Cet appel à la conscience trouve un aboutissement magnifique dans la théologie de saint Thomas d’Aquin, qui distingue quatre types de loi :
- La loi éternelle : c’est la sagesse divine elle-même, par laquelle Dieu gouverne le monde. Elle est l’ordre profond de la création.
- La loi naturelle : c’est la participation de la créature humaine à cette loi éternelle. Elle est inscrite dans le cœur de tout homme, croyant ou non. Elle commande d’agir selon la raison droite : rechercher le bien, éviter le mal, honorer la vie, respecter la justice.
- La loi humaine : ce sont les lois civiles ou sociales, légitimes si elles se conforment à la loi naturelle, illégitime dans le cas contraire.
- La loi divine révélée : c’est l’Évangile. Elle élève et complète la loi naturelle en nous appelant à aimer même nos ennemis, à pardonner, à espérer.
Mais saint Thomas insiste sur un point essentiel : l’homme est un être libre, capable de juger par lui-même, dans sa conscience, ce qu’il doit faire. Il n’est pas un esclave de règles imposées de l’extérieur, mais un partenaire de Dieu, appelé à marcher librement dans la vérité.
Ce que le Christ attend de nous, ce n’est pas que nous nous soumettions aveuglément à des codes religieux, mais que nous discernions en conscience, éclairés par la foi.
Ce n’est pas un relativisme, où chacun ferait ce qu’il veut. Non : c’est un appel à la conscience droite, formée, éclairée par la Parole de Dieu, éduquée par l’Église, et fortifiée par la grâce.

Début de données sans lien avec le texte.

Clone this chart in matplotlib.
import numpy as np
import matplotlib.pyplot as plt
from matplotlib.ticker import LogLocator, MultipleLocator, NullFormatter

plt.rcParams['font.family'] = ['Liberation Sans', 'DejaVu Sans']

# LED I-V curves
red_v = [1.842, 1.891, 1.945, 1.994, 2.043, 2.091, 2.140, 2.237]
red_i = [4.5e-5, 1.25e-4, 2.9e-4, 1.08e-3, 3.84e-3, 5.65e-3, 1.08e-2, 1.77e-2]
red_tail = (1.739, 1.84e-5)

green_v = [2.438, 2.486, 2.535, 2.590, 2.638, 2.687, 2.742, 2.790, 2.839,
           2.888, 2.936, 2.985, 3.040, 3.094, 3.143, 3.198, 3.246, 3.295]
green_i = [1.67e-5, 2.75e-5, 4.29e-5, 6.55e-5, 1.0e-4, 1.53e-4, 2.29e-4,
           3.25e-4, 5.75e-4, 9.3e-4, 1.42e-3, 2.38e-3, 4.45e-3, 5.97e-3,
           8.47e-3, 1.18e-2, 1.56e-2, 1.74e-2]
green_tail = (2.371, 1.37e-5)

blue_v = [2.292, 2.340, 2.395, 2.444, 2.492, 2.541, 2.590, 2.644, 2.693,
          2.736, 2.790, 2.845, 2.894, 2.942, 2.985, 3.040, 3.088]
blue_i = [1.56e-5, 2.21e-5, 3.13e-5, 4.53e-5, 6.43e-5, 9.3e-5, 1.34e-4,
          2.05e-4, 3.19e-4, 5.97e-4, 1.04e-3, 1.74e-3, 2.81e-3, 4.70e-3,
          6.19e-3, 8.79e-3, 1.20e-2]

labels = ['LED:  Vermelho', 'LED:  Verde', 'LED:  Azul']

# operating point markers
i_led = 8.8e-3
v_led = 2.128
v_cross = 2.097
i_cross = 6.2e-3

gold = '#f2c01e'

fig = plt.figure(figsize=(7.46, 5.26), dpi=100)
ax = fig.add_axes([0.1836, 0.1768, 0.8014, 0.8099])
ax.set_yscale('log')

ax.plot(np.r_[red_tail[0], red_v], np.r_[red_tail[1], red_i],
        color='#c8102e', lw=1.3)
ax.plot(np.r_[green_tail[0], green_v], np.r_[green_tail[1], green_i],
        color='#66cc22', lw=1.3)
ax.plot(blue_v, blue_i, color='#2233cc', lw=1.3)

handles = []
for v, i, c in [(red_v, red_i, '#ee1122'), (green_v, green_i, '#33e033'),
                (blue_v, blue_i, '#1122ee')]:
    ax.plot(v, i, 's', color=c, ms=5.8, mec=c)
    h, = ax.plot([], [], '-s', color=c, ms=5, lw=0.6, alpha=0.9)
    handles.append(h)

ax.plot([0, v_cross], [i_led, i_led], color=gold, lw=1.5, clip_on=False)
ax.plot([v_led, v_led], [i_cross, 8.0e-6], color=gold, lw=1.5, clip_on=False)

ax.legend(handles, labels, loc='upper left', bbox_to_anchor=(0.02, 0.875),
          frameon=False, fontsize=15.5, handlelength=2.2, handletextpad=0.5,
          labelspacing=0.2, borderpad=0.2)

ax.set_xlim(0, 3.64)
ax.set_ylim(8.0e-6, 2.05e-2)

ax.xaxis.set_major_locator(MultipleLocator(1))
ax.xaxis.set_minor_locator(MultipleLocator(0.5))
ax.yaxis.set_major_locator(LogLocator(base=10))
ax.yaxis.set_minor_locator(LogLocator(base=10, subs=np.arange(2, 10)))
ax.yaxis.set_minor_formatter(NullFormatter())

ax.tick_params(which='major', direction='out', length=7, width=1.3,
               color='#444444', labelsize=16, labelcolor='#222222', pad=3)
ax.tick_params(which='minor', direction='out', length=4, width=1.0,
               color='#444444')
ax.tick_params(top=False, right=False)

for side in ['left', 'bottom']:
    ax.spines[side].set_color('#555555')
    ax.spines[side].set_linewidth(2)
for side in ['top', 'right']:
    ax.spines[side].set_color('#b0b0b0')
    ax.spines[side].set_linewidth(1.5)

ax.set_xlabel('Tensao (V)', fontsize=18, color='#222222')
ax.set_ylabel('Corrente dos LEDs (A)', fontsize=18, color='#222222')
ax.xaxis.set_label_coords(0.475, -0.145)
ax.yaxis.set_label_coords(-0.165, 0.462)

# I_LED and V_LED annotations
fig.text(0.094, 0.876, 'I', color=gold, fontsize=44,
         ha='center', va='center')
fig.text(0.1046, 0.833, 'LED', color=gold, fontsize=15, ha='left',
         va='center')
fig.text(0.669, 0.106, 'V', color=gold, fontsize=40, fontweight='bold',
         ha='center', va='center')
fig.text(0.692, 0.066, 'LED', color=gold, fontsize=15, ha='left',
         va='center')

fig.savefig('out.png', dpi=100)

Le Concile Vatican II le dit magnifiquement (dans Gaudium et Spes 16) :
« Au fond de sa conscience, l’homme découvre une loi qu’il ne s’est pas donnée lui-même, mais à laquelle il est tenu d’obéir. […] C’est une loi inscrite par Dieu au cœur de l’homme ; sa dignité est de lui obéir. »

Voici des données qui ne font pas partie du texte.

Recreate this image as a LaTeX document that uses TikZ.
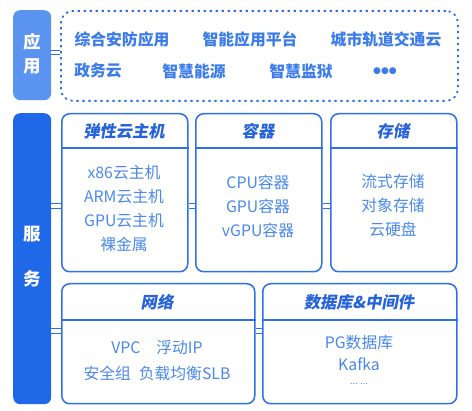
\documentclass[tikz,border=0pt]{standalone}
\usepackage{fontspec}
\setmainfont{Noto Sans CJK SC}
\newfontfamily\headfont{Noto Sans CJK SC}[FakeSlant=0.18]
\definecolor{lightcat}{HTML}{5B93F0}
\definecolor{darkcat}{HTML}{1F68E8}
\definecolor{edge}{HTML}{2D70E8}
\definecolor{topblue}{HTML}{3C7CEA}
\definecolor{itemblue}{HTML}{4A88EE}
\definecolor{headblue}{HTML}{2662DA}
\tikzset{
  catbox/.style={rounded corners=7pt, inner sep=0pt, anchor=north west},
  svcbox/.style={draw=edge, line width=1.5pt, rounded corners=8pt, inner sep=0pt, anchor=north west},
  dashbox/.style={draw=edge, line width=1.8pt, dash pattern=on 2.2pt off 3.8pt, rounded corners=12pt, inner sep=0pt, anchor=north west},
  conn/.style={draw=edge, line width=1.2pt, double=white, double distance=3.2pt},
  toptext/.style={text=topblue, font=\bfseries\fontsize{15.8}{17}\selectfont, inner sep=0pt},
  item/.style={text=itemblue, font=\fontsize{15.8}{24}\selectfont, align=center, inner sep=0pt},
  head/.style={text=headblue, font=\headfont\bfseries\fontsize{16.3}{18}\selectfont, inner sep=0pt},
  cattext/.style={text=white, font=\bfseries\fontsize{17.5}{20}\selectfont, inner sep=0pt}
}
\begin{document}
\begin{tikzpicture}[x=1pt,y=-1pt]
\useasboundingbox (0,0) rectangle (472,411);
% category boxes
\node[catbox, fill=lightcat, minimum width=38pt, minimum height=90pt] (app) at (13,10) {};
\node[catbox, fill=darkcat, minimum width=38pt, minimum height=291pt] (svc) at (13,113) {};
\node[cattext] (appa) at (32,42) {应};
\node[cattext] (appb) at (32,66) {用};
\node[cattext] (svca) at (32,234) {服};
\node[cattext] (svcb) at (32,279) {务};
% application dashed box
\node[dashbox, minimum width=397pt, minimum height=90pt] (apps) at (60,10) {};
\node[toptext] (t1) at (122,39) {综合安防应用};
\node[toptext] (t2) at (250,39) {智能应用平台};
\node[toptext] (t3) at (386,39) {城市轨道交通云};
\node[toptext] (t4) at (98,71) {政务云};
\node[toptext] (t5) at (194,71) {智慧能源};
\node[toptext] (t6) at (301,71) {智慧监狱};
\node[toptext] (t7) at (385,71) {\fontspec{DejaVu Sans}\fontsize{9}{12}\selectfont ●●●};
% service boxes
\node[svcbox, minimum width=126pt, minimum height=158pt] (b1) at (61,113) {};
\node[svcbox, minimum width=126pt, minimum height=158pt] (b2) at (195,113) {};
\node[svcbox, minimum width=126pt, minimum height=158pt] (b3) at (330,113) {};
\node[svcbox, minimum width=193pt, minimum height=120pt] (b4) at (61,283) {};
\node[svcbox, minimum width=194pt, minimum height=120pt] (b5) at (262,283) {};
% header separators
\coordinate (h1) at (0,148);
\coordinate (h2) at (0,320);
\draw[edge, line width=1.5pt] (b1.west |- h1) -- (b1.east |- h1);
\draw[edge, line width=1.5pt] (b2.west |- h1) -- (b2.east |- h1);
\draw[edge, line width=1.5pt] (b3.west |- h1) -- (b3.east |- h1);
\draw[edge, line width=1.5pt] (b4.west |- h2) -- (b4.east |- h2);
\draw[edge, line width=1.5pt] (b5.west |- h2) -- (b5.east |- h2);
% headers
\node[head] (hd1) at (124,131) {弹性云主机};
\node[head] (hd2) at (258,131) {容器};
\node[head] (hd3) at (393,131) {存储};
\node[head] (hd4) at (157,302) {网络};
\node[head] (hd5) at (359,302) {数据库\&中间件};
% items
\node[item] (i1) at (124,209) {x86云主机\\ARM云主机\\GPU云主机\\裸金属};
\node[item] (i2) at (258,206) {CPU容器\\GPU容器\\vGPU容器};
\node[item] (i3) at (393,206) {流式存储\\对象存储\\云硬盘};
\node[item] (i4) at (157,347) {VPC\quad 浮动IP};
\node[item] (i5) at (157,373) {安全组\enspace 负载均衡SLB};
\node[item, font=\fontsize{15.8}{22}\selectfont] (i6) at (359,353) {PG数据库\\Kafka};
\node[item, font=\fontsize{9}{10}\selectfont] (i7) at (359,384) {... ...};
% connectors
\coordinate (c0) at (0,52.5);
\coordinate (c1) at (0,206);
\coordinate (c2) at (0,331);
\draw[conn] (app.east |- c0) -- (apps.west |- c0);
\draw[conn] (svc.east |- c1) -- (b1.west |- c1);
\draw[conn] (b1.east |- c1) -- (b2.west |- c1);
\draw[conn] (b2.east |- c1) -- (b3.west |- c1);
\draw[conn] (svc.east |- c2) -- (b4.west |- c2);
\draw[conn] (b4.east |- c2) -- (b5.west |- c2);
\end{tikzpicture}
\end{document}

Revenons à la parabole du riche insensé. Il a agi sans crime, mais aussi sans conscience. Il a pensé à son avenir matériel, mais pas à son âme. Il a oublié les autres, oublié Dieu. Et Dieu lui dit :
« Insensé ! Cette nuit même, on va te redemander ta vie. »

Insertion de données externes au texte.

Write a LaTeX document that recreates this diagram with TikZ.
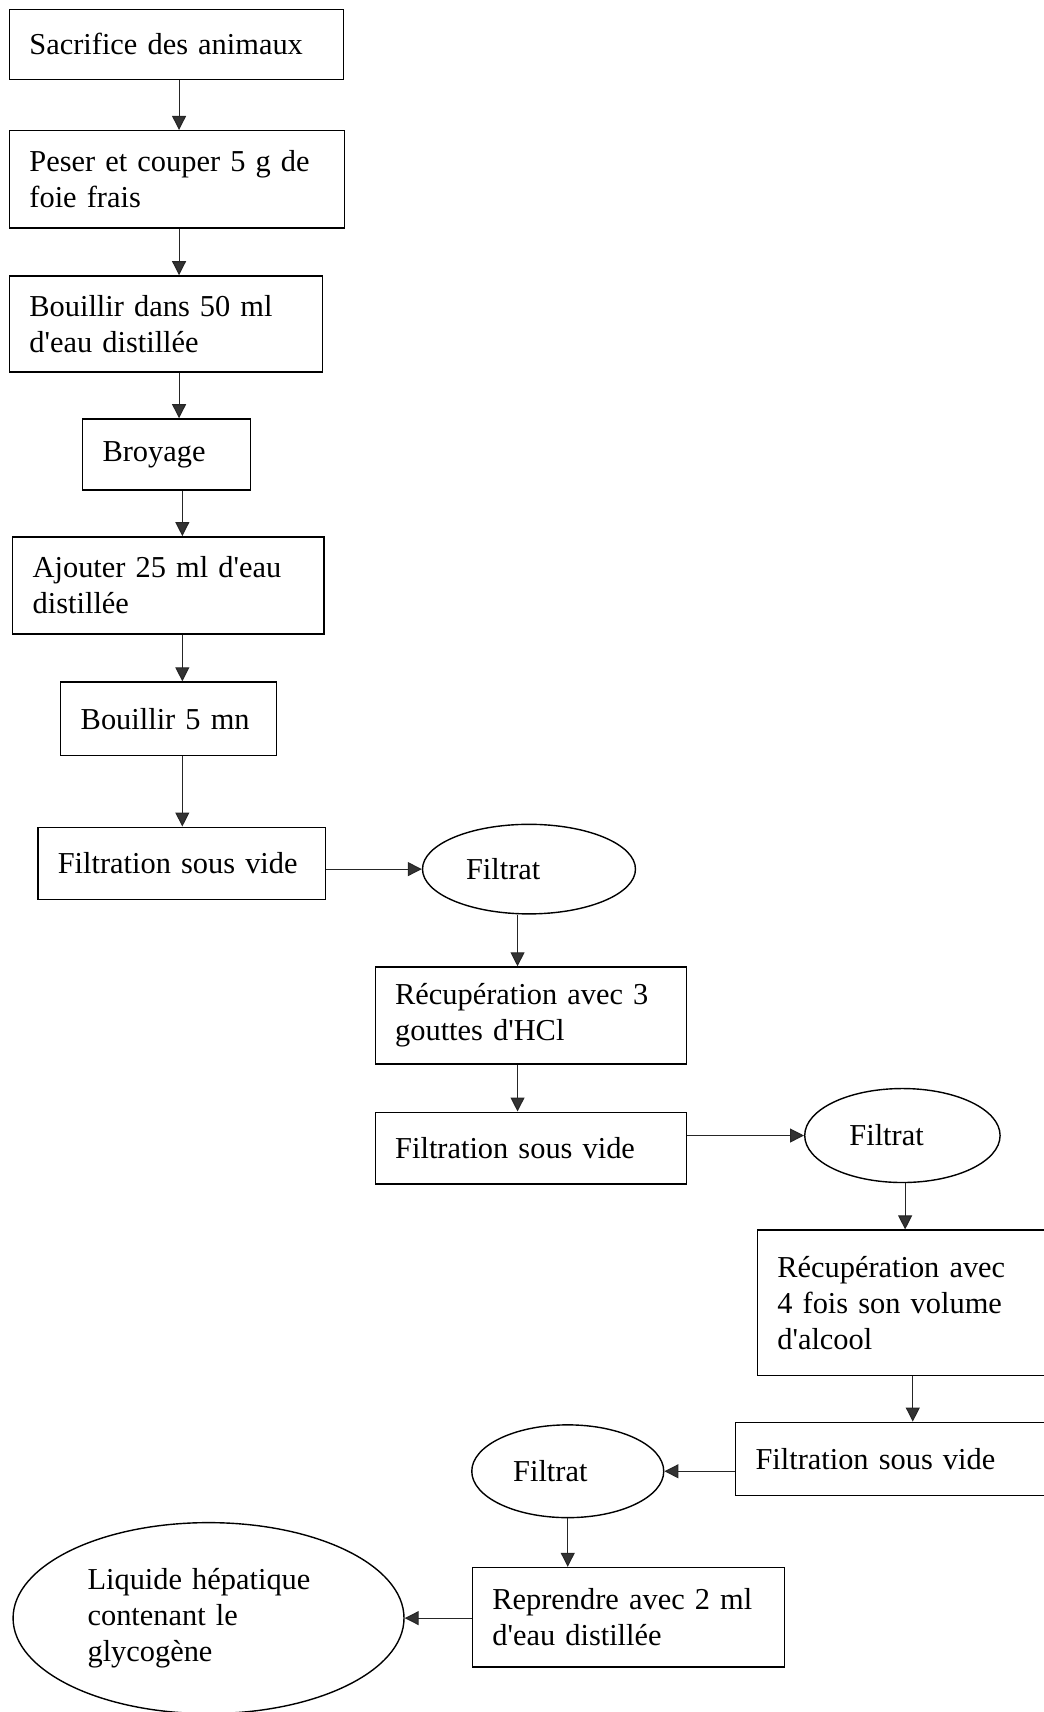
\documentclass[tikz,border=0pt]{standalone}
\usepackage{fontspec}
\setmainfont{Liberation Serif}[Ligatures=TeXOff]
\usepackage{tikz}
\usetikzlibrary{
	arrows.meta,									% 箭头样式
	shapes.geometric,								% 椭圆
}

\tikzset{
	etape/.style={draw, line width=0.7pt, anchor=north west, align=left,
		inner xsep=10pt, inner ysep=3pt, font=\fontsize{15.2}{18}\selectfont},
	filtrat/.style={draw, ellipse, line width=0.7pt, align=left, inner sep=2pt,
		font=\fontsize{15.2}{18}\selectfont},
	fleche/.style={line width=0.55pt, draw=black!85,
		-{Triangle[length=7pt,width=7pt,fill=black!80]}},
}

\begin{document}
\begin{tikzpicture}[x=0.546pt, y=-0.546pt]
		\useasboundingbox (0,0) rectangle (956,1568);
		% colonne de gauche
		\node[etape, text width=147pt, minimum height=35pt] (b1) at (8,8) {Sacrifice des animaux};
		\node[etape, text width=147.6pt, minimum height=48.6pt] (b2) at (8,119) {Peser et couper 5 g de\\foie frais};
		\node[etape, text width=136.7pt, minimum height=48pt] (b3) at (8,252) {Bouillir dans 50 ml\\d'eau distillée};
		\node[etape, text width=64pt, minimum height=35.5pt] (b4) at (75,383) {Broyage};
		\node[etape, text width=135.6pt, minimum height=48.6pt] (b5) at (11,491) {Ajouter 25 ml d'eau\\distillée};
		\node[etape, text width=88pt, minimum height=36.6pt] (b6) at (55,624) {Bouillir 5 mn};
		\node[etape, text width=124pt, minimum height=36pt] (b7) at (34,757) {Filtration sous vide};
		% premier filtrat
		\node[filtrat, text width=63pt, minimum width=106.5pt, minimum height=44.8pt] (f1) at (484.5,796) {Filtrat};
		\node[etape, text width=135.6pt, minimum height=48.6pt] (b9) at (343,885) {Récupération avec 3\\gouttes d'HCl};
		\node[etape, text width=135.6pt, minimum height=36pt] (b10) at (343,1018) {Filtration sous vide};
		% second filtrat
		\node[filtrat, text width=53pt, minimum width=97.7pt, minimum height=47pt] (f2) at (826.5,1040) {Filtrat};
		\node[etape, text width=123.6pt, minimum height=72.6pt] (b12) at (693,1126) {Récupération avec\\4 fois son volume\\d'alcool};
		\node[etape, text width=134.5pt, minimum height=36.6pt] (b13) at (673,1302) {Filtration sous vide};
		% troisieme filtrat
		\node[filtrat, text width=54.6pt, minimum width=96pt, minimum height=46.4pt] (f3) at (520,1347.5) {Filtrat};
		\node[etape, text width=136pt, minimum height=49.7pt] (b15) at (432,1435) {Reprendre avec 2 ml\\d'eau distillée};
		\node[filtrat, text width=121pt, minimum width=195.5pt, minimum height=95.5pt] (liq) at (191,1482) {Liquide hépatique\\contenant le\\glycogène};

		\coordinate (c1) at (164,0);
		\coordinate (c2) at (167,0);
		\coordinate (c3) at (474,0);
		\coordinate (c4) at (829,0);
		\coordinate (c5) at (836,0);

		\draw[fleche] (b1.south -| c1) -- (b2.north -| c1);
		\draw[fleche] (b2.south -| c1) -- (b3.north -| c1);
		\draw[fleche] (b3.south -| c1) -- (b4.north -| c1);
		\draw[fleche] (b4.south -| c2) -- (b5.north -| c2);
		\draw[fleche] (b5.south -| c2) -- (b6.north -| c2);
		\draw[fleche] (b6.south -| c2) -- (b7.north -| c2);
		\draw[fleche] (b7.east |- f1) -- (f1.west);
		\draw[fleche] (f1.south -| c3) -- (b9.north -| c3);
		\draw[fleche] (b9.south -| c3) -- (b10.north -| c3);
		\draw[fleche] (b10.east |- f2) -- (f2.west);
		\draw[fleche] (f2.south -| c4) -- (b12.north -| c4);
		\draw[fleche] (b12.south -| c5) -- (b13.north -| c5);
		\draw[fleche] (b13.west |- f3) -- (f3.east);
		\draw[fleche] (f3.south) -- (f3.south |- b15.north);
		\draw[fleche] (b15.west |- liq) -- (liq.east);
	\end{tikzpicture}
\end{document}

Cet homme a laissé l’avidité, non la sagesse, guider ses choix. Il n’a pas suivi la loi naturelle. Il n’a pas formé sa conscience. Il a vécu comme si tout dépendait de lui.
Frères et sœurs, dans un monde qui cherche toujours des règles toutes faites, des décisions imposées d’en haut, des figures d’autorité infaillibles, Jésus nous renvoie à la liberté et à la responsabilité :
« Que chacun écoute ce que l’Esprit dit à sa conscience. »
Il ne veut pas être ni le cadi ni le juge du Beth Din. Il veut être le Seigneur de nos cœurs, Celui qui éclaire notre discernement, Celui qui inscrit la Loi dans nos vies par l’amour, et non par la contrainte.
Demandons-lui aujourd’hui la grâce d’une conscience droite, formée par l’Évangile, éclairée par la prière, animée par l’Esprit Saint. Car c’est là, et là seulement, que nous trouvons la vraie liberté, et la vraie richesse : être riches pour Dieu et selon Dieu.